In contrast to the Orthodox Church, in July this year the Grand Choral Synagogue in St. Petersburg awarded a successful Pokémon hunter a bottle of kosher wine. The synagogue is a holy place, too, correct? But no one was insulted and no one was arrested.
Apparently, the vengeful Old Testament god of the Jews is more merciful than the god worshipped in the harmonious Russian Orthodox Church. This has nothing to do with insulting anyone’s feelings. This is a sign of whether a particular religious establishment lives in the modern world or in the Middle Ages.
An arrest like this was possible because, since June 2012, Russia has passed more than 30 laws that expand the authority of law enforcement bodies and restrict the rights of the civil society. But the main point here is that an atmosphere of intolerance has been cultivated in Russia in recent years in which politicians can be assassinated and young people who stand up for their personal values can be jailed. A culture of denouncing others to the state has not yet returned fully in Russia, but it inevitably will, because it has become an instrument of state policy, the way it was for many decades of the country’s history.

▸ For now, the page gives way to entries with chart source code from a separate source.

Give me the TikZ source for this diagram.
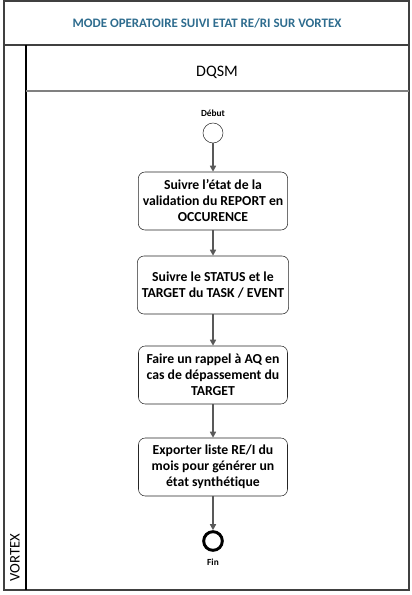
\documentclass[tikz,border=0pt]{standalone}
\usepackage{fontspec}
\setmainfont{Carlito}[Ligatures=NoCommon]
\usetikzlibrary{arrows.meta}
\definecolor{titrebleu}{HTML}{2E6C8E}
\definecolor{cadre}{HTML}{404040}
\definecolor{flux}{HTML}{595959}
\tikzset{
  tache/.style={draw=black!85,rounded corners=5pt,fill=white,
    minimum width=111.75pt,minimum height=43.5pt,align=center,
    font=\bfseries\fontsize{10.3}{12}\selectfont},
  fleche/.style={->,draw=flux,line width=1.1pt},
  evt/.style={circle,draw=black!80,minimum size=15pt,inner sep=0pt},
}
\begin{document}
\begin{tikzpicture}[x=0.75pt,y=-0.75pt,>={Triangle[length=4.5pt,width=4.5pt]}]
  \useasboundingbox (0,0) rectangle (411,595);
  % cadre du pool
  \draw[cadre,line width=1.5pt] (4,1) rectangle (409,590);
  \draw[cadre,line width=1.5pt] (4,45) -- (409,45);
  \draw[black,line width=1.2pt] (26,45) -- (26,590);
  \draw[gray,line width=2pt] (26,91) -- (409,91);
  \node[font=\bfseries\fontsize{9.7}{11}\selectfont,text=titrebleu] (titre) at (207,23) {MODE OPERATOIRE SUIVI ETAT RE/RI SUR VORTEX};
  \node[font=\fontsize{12}{14}\selectfont] (dqsm) at (217,72) {DQSM};
  \node[rotate=90,anchor=west,font=\fontsize{11}{13}\selectfont] (vortex) at (15,586) {VORTEX};
  % evenements et taches
  \node[evt] (debut) at (213,133) {};
  \node[font=\bfseries\fontsize{7}{8}\selectfont,above=1pt] (ldebut) at (debut.north) {Début};
  \node[tache] (t1) at (213,201) {Suivre l’état de la\\validation du REPORT en\\OCCURENCE};
  \node[tache] (t2) at (213,285) {Suivre le STATUS et le\\TARGET du TASK / EVENT};
  \node[tache] (t3) at (213,375) {Faire un rappel à AQ en\\cas de dépassement du\\TARGET};
  \node[tache] (t4) at (213,467) {Exporter liste RE/I du\\mois pour générer un\\état synthétique};
  \node[evt,line width=2.2pt,draw=black,minimum size=14pt] (fin) at (213,541) {};
  \node[font=\bfseries\fontsize{7}{8}\selectfont,below=2pt] (lfin) at (fin.south) {Fin};
  % flux
  \draw[fleche] (debut) -- (t1);
  \draw[fleche] (t1) -- (t2);
  \draw[fleche] (t2) -- (t3);
  \draw[fleche] (t3) -- (t4);
  \draw[fleche] (t4) -- (fin);
\end{tikzpicture}
\end{document}
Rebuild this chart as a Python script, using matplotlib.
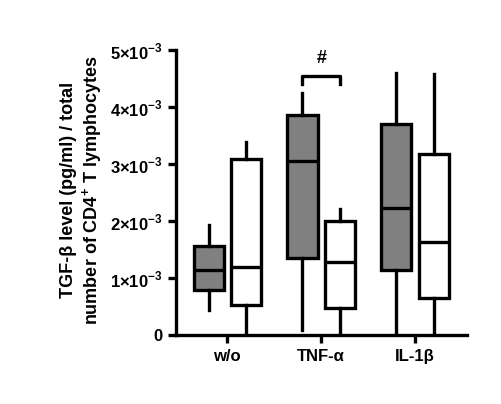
import matplotlib
matplotlib.use('Agg')
import matplotlib.pyplot as plt

plt.rcParams['font.family'] = ['Liberation Sans', 'DejaVu Sans']
plt.rcParams['mathtext.fontset'] = 'custom'
plt.rcParams['mathtext.rm'] = 'Liberation Sans:bold'
plt.rcParams['mathtext.bf'] = 'Liberation Sans:bold'

groups = ['w/o', 'TNF-α', 'IL-1β']
# per box: whislo, q1, med, q3, whishi  (x1e-3)
grey_stats = [(0.44, 0.80, 1.15, 1.57, 1.94),
              (0.09, 1.36, 3.06, 3.87, 4.24),
              (0.00, 1.15, 2.24, 3.71, 4.60)]
white_stats = [(0.00, 0.53, 1.20, 3.09, 3.39),
               (0.00, 0.48, 1.29, 2.00, 2.21),
               (0.00, 0.65, 1.63, 3.18, 4.58)]
yticks = [0, 1, 2, 3, 4, 5]

def to_bxp(s):
    lo, q1, med, q3, hi = s
    return dict(whislo=lo * 1e-3, q1=q1 * 1e-3, med=med * 1e-3, q3=q3 * 1e-3, whishi=hi * 1e-3, fliers=[])

fig = plt.figure(figsize=(5.02, 4.04), dpi=100)
ax = fig.add_axes([0.35, 0.17, 0.58, 0.72])

lw = 2.4
props = dict(showfliers=False, showcaps=False, patch_artist=True, widths=0.32,
             boxprops=dict(linewidth=lw), whiskerprops=dict(linewidth=lw),
             medianprops=dict(color='black', linewidth=lw))
pos_g = [i - 0.2 for i in range(3)]
pos_w = [i + 0.2 for i in range(3)]
bg = ax.bxp([to_bxp(s) for s in grey_stats], positions=pos_g, **props)
bw = ax.bxp([to_bxp(s) for s in white_stats], positions=pos_w, **props)
for b in bg['boxes']:
    b.set_facecolor('#808080')
for b in bw['boxes']:
    b.set_facecolor('white')

# significance bracket
yb = 4.55e-3
ax.plot([pos_g[1], pos_g[1], pos_w[1], pos_w[1]], [yb - 0.15e-3, yb, yb, yb - 0.15e-3], color='black', lw=lw)
ax.text(1, yb + 0.15e-3, '#', ha='center', va='bottom', fontsize=13, fontweight='bold')

ax.set_xlim(-0.55, 2.55)
ax.set_ylim(0, 5.1e-3)
ax.set_yticks([t * 1e-3 for t in yticks])
ax.set_yticklabels(['0'] + [r'$%d{\times}10^{-3}$' % t for t in yticks[1:]])
ax.set_xticks(range(3))
ax.set_xticklabels(groups)
for lab in ax.get_xticklabels() + ax.get_yticklabels():
    lab.set_fontweight('bold')
    lab.set_fontsize(12)
ax.spines['top'].set_visible(False)
ax.spines['right'].set_visible(False)
ax.spines['left'].set_bounds(0, 5e-3)
for s in ['left', 'bottom']:
    ax.spines[s].set_linewidth(lw)
ax.tick_params(width=lw, length=6)
ax.set_ylabel('TGF-β level (pg/ml) / total\nnumber of CD4$^{+}$ T lymphocytes', fontsize=13, fontweight='bold')

fig.savefig('out.png', dpi=100)
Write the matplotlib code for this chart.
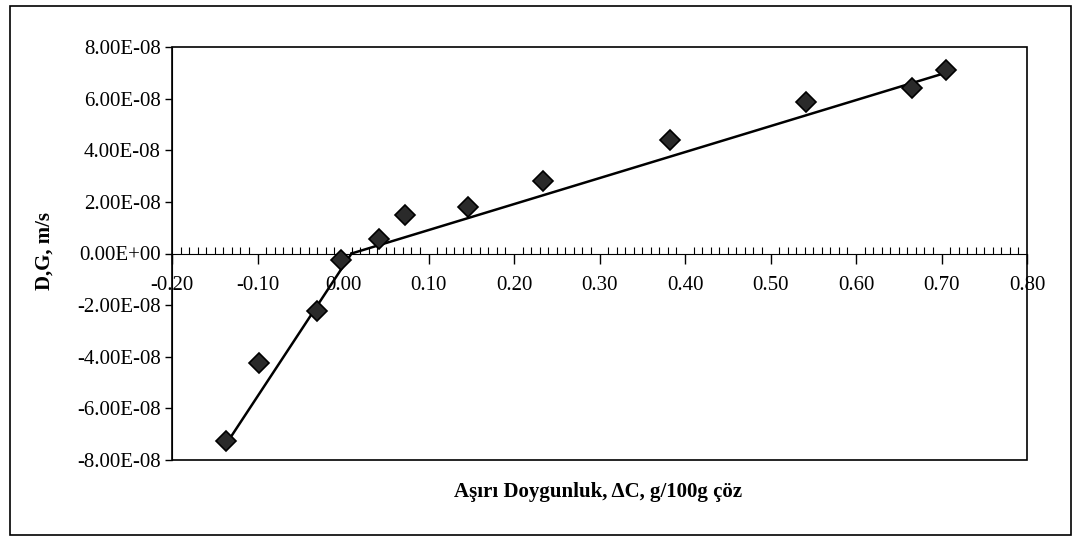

Denunciations are rewarded and exploited by the state. When the Anti-Maidan Movement wrote a denouncement of an independent polling organization, the Levada Center, the Ministry of Justice acquiesced and conducted a probe into the center—which has now been declared a “foreign agent” under new legislation. The blogger Sokolovsky was arrested after a journalist from the Ura.ru online portal proposed an investigation as to whether his activities violated the feelings of believers. The Ura.ru journalist was not just doing his job; he was snitching.
There is a clear message in Sokolovsky’s story: if you openly express atheist views, you can now end up in jail. Sokolovsky is defenseless before the church-and-state behemoth. The Russian Orthodox establishment has mostly kept silent, although priests in Yekaterinburg have offered to teach the video blogger about the errors of his ways. The political class is also silent—it is deathly afraid of people such as Sokolovsky, imagining each of them to be the personification of the revolutionary Maidan phenomenon.
The most that the young blogger can be thankful for is that one church official, Vladimir Legoida, speaking on behalf of the Moscow Patriarchate, explained that the Russian Orthodox Church “is not out for blood.”